GOAL OF THE EXERCISE: Exactly retype the lines from the one containing "Write the TikZ code for this diagram." through the one containing "(0,0) rectangle (15.84,6.92);"; both ends count, pictures do not.

Entries from a dataset
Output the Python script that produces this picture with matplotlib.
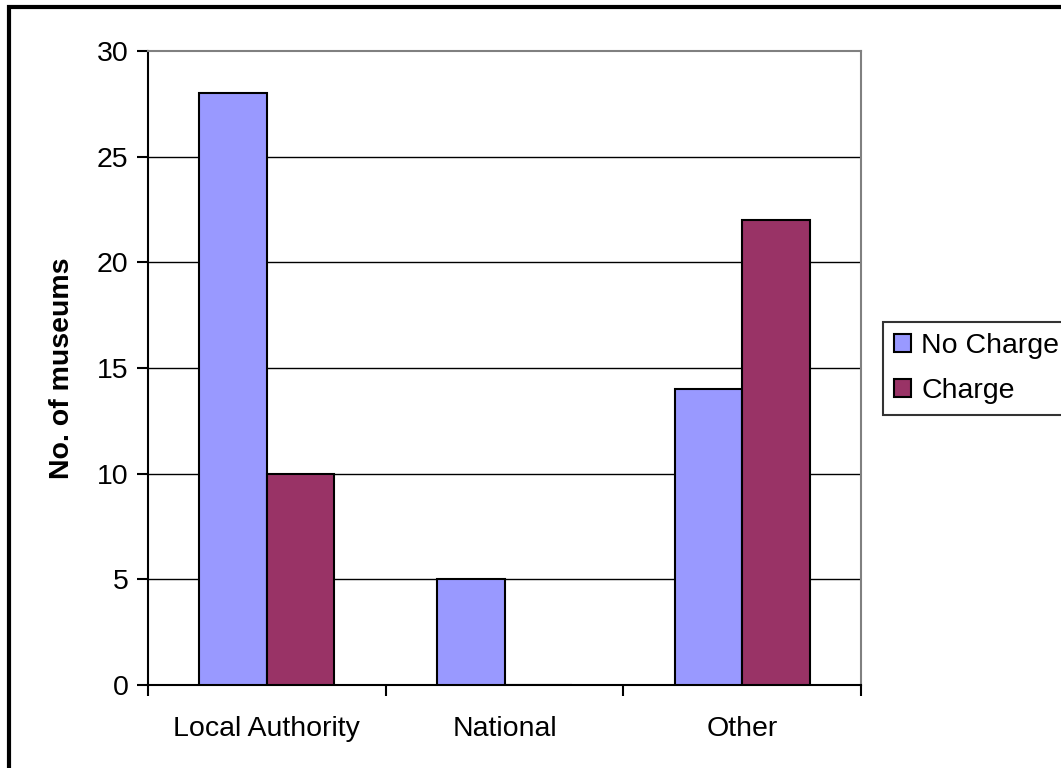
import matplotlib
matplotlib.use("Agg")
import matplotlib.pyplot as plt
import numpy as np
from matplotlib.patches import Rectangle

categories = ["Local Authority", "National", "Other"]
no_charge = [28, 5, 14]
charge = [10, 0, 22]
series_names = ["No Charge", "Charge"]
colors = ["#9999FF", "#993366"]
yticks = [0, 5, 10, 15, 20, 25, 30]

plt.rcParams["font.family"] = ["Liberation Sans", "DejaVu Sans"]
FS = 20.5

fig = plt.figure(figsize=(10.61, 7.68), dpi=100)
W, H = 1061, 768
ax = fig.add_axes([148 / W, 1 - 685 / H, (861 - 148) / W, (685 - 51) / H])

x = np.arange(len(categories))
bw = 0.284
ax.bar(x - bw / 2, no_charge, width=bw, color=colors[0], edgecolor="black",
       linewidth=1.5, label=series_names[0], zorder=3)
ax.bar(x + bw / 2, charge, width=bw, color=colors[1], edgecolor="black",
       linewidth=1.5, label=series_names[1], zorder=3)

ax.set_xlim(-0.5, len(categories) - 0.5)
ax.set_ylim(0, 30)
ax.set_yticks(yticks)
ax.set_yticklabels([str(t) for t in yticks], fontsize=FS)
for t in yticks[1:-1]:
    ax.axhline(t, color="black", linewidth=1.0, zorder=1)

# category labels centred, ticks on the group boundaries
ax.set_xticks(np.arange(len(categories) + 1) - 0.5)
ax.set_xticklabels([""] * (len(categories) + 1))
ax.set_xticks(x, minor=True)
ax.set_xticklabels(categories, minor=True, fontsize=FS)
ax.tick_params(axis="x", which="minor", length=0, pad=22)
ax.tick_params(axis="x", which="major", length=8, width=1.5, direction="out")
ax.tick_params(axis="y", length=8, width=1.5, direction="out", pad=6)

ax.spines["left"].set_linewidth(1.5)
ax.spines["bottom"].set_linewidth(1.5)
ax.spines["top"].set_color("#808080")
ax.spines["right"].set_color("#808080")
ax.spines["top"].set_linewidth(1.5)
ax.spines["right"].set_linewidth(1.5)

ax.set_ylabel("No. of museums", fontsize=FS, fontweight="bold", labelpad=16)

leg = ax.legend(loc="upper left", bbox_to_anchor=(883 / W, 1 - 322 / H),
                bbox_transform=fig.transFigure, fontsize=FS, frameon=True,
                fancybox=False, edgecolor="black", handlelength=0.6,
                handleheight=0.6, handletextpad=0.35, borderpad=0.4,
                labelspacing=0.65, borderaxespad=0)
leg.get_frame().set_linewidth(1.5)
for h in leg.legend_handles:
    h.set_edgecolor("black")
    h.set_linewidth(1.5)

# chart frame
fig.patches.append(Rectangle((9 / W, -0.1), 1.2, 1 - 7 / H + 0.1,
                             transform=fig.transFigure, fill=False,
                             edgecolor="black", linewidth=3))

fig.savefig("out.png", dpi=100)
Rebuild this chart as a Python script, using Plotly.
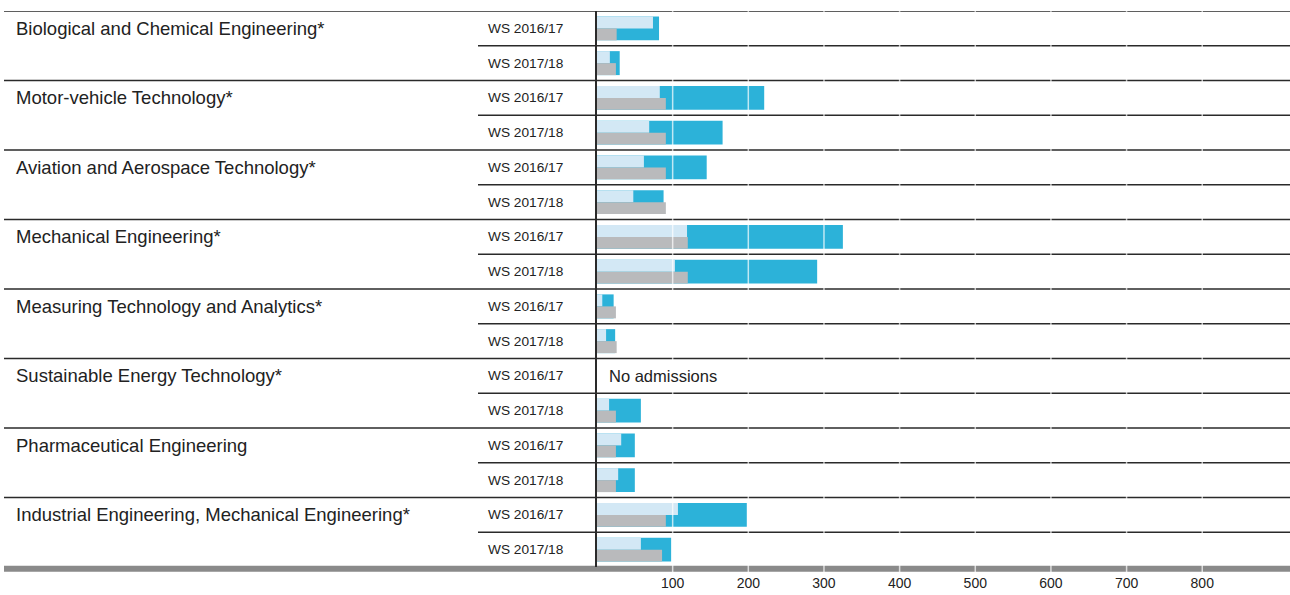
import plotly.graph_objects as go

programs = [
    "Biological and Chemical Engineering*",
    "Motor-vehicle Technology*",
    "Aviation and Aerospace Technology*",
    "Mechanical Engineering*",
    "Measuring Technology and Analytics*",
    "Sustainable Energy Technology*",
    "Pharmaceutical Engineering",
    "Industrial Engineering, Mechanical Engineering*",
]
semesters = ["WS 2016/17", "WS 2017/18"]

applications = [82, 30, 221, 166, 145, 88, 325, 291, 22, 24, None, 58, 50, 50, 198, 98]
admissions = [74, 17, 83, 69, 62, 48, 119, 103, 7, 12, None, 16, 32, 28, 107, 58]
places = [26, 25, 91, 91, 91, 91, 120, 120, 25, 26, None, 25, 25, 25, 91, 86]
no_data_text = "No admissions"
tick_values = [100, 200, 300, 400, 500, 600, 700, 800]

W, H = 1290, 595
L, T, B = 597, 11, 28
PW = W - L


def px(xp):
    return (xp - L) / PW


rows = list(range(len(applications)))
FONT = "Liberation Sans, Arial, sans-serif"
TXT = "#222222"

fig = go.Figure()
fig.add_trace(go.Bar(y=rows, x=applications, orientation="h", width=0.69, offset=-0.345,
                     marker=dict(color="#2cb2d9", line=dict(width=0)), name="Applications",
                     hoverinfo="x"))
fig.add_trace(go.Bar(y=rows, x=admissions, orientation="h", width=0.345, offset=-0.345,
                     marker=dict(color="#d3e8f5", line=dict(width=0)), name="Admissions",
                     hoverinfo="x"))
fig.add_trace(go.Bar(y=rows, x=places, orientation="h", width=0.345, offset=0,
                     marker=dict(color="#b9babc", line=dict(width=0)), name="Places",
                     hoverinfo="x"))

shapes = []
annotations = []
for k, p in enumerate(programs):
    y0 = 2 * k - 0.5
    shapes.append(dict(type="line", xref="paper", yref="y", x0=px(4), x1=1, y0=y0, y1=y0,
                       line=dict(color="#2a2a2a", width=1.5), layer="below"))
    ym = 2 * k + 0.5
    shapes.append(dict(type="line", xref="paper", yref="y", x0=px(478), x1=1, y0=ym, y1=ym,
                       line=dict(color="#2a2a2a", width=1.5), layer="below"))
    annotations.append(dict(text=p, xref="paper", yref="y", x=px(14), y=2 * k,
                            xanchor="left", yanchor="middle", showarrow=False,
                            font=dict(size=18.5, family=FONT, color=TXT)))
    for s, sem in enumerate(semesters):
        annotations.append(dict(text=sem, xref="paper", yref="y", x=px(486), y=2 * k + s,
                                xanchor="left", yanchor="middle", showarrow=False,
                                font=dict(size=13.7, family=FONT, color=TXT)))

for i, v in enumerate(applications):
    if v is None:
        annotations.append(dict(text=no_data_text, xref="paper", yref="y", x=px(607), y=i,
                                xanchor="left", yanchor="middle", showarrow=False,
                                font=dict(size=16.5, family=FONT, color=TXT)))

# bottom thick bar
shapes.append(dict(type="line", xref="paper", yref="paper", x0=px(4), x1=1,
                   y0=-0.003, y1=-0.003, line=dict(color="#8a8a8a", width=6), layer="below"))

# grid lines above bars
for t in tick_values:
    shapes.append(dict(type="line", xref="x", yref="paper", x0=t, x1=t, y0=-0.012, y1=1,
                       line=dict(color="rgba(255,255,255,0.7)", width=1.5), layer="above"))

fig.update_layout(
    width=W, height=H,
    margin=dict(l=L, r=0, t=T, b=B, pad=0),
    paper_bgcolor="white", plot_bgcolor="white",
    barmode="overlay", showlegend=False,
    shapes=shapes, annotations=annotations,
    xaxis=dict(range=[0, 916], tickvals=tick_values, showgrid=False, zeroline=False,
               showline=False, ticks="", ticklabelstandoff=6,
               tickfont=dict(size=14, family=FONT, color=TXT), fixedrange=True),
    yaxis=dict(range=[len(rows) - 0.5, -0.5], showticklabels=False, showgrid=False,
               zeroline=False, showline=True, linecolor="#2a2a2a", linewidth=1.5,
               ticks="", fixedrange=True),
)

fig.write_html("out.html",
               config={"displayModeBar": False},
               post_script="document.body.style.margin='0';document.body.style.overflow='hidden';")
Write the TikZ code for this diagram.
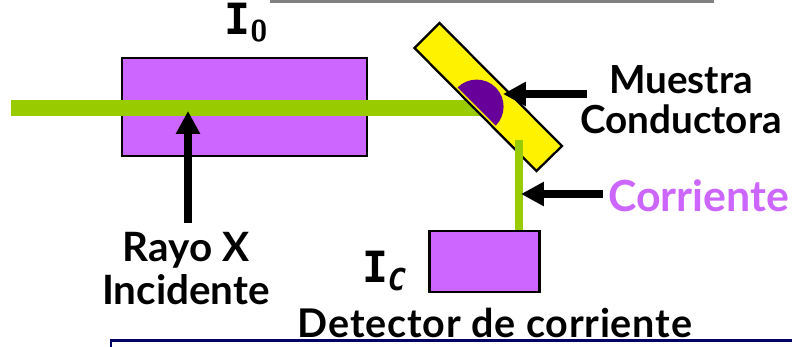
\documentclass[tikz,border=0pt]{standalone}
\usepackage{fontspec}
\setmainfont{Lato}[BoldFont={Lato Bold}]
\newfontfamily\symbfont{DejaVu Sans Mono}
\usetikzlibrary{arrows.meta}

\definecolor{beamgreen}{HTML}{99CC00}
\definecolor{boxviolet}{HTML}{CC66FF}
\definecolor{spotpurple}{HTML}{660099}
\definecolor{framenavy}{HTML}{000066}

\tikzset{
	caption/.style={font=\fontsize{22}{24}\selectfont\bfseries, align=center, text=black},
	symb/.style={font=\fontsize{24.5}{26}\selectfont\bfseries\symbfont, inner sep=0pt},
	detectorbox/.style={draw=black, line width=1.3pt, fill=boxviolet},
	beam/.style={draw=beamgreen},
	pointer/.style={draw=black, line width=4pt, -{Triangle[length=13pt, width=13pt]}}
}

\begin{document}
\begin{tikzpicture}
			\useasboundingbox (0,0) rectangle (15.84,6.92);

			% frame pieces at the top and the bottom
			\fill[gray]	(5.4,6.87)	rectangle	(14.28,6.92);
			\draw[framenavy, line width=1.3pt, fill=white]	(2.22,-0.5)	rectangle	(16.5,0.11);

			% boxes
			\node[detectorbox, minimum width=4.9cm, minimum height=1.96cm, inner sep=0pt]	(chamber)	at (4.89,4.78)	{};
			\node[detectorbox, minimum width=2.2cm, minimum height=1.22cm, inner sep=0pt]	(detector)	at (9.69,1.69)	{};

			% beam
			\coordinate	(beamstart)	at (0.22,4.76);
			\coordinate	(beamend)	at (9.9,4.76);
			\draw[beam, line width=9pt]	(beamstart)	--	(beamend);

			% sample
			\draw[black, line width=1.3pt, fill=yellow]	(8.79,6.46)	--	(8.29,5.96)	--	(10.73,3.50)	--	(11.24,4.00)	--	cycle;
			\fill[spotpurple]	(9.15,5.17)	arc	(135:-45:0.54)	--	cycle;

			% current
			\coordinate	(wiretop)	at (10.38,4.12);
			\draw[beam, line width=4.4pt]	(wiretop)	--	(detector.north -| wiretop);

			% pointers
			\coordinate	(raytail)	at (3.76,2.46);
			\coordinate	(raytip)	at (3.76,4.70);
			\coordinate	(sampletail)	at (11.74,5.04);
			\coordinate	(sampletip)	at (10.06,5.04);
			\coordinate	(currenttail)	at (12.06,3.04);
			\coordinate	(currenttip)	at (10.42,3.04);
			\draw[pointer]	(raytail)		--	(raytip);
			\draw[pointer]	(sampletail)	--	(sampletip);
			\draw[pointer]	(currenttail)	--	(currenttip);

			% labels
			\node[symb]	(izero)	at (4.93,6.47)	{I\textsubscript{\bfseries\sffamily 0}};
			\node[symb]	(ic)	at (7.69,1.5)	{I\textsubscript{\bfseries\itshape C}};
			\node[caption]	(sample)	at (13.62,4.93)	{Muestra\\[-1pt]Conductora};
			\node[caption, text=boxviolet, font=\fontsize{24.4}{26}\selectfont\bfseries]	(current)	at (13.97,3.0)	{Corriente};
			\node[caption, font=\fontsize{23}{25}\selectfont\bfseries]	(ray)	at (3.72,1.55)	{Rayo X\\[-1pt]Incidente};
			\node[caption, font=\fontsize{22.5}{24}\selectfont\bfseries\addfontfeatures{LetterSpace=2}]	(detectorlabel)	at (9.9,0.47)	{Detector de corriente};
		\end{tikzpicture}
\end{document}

RESPONSE BELOW:
Write the TikZ code for this diagram.
\documentclass[tikz,border=0pt]{standalone}
\usepackage{fontspec}
\setmainfont{Lato}[BoldFont={Lato Bold}]
\newfontfamily\symbfont{DejaVu Sans Mono}
\usetikzlibrary{arrows.meta}

\definecolor{beamgreen}{HTML}{99CC00}
\definecolor{boxviolet}{HTML}{CC66FF}
\definecolor{spotpurple}{HTML}{660099}
\definecolor{framenavy}{HTML}{000066}

\tikzset{
	caption/.style={font=\fontsize{22}{24}\selectfont\bfseries, align=center, text=black},
	symb/.style={font=\fontsize{24.5}{26}\selectfont\bfseries\symbfont, inner sep=0pt},
	detectorbox/.style={draw=black, line width=1.3pt, fill=boxviolet},
	beam/.style={draw=beamgreen},
	pointer/.style={draw=black, line width=4pt, -{Triangle[length=13pt, width=13pt]}}
}

\begin{document}
\begin{tikzpicture}
			\useasboundingbox (0,0) rectangle (15.84,6.92);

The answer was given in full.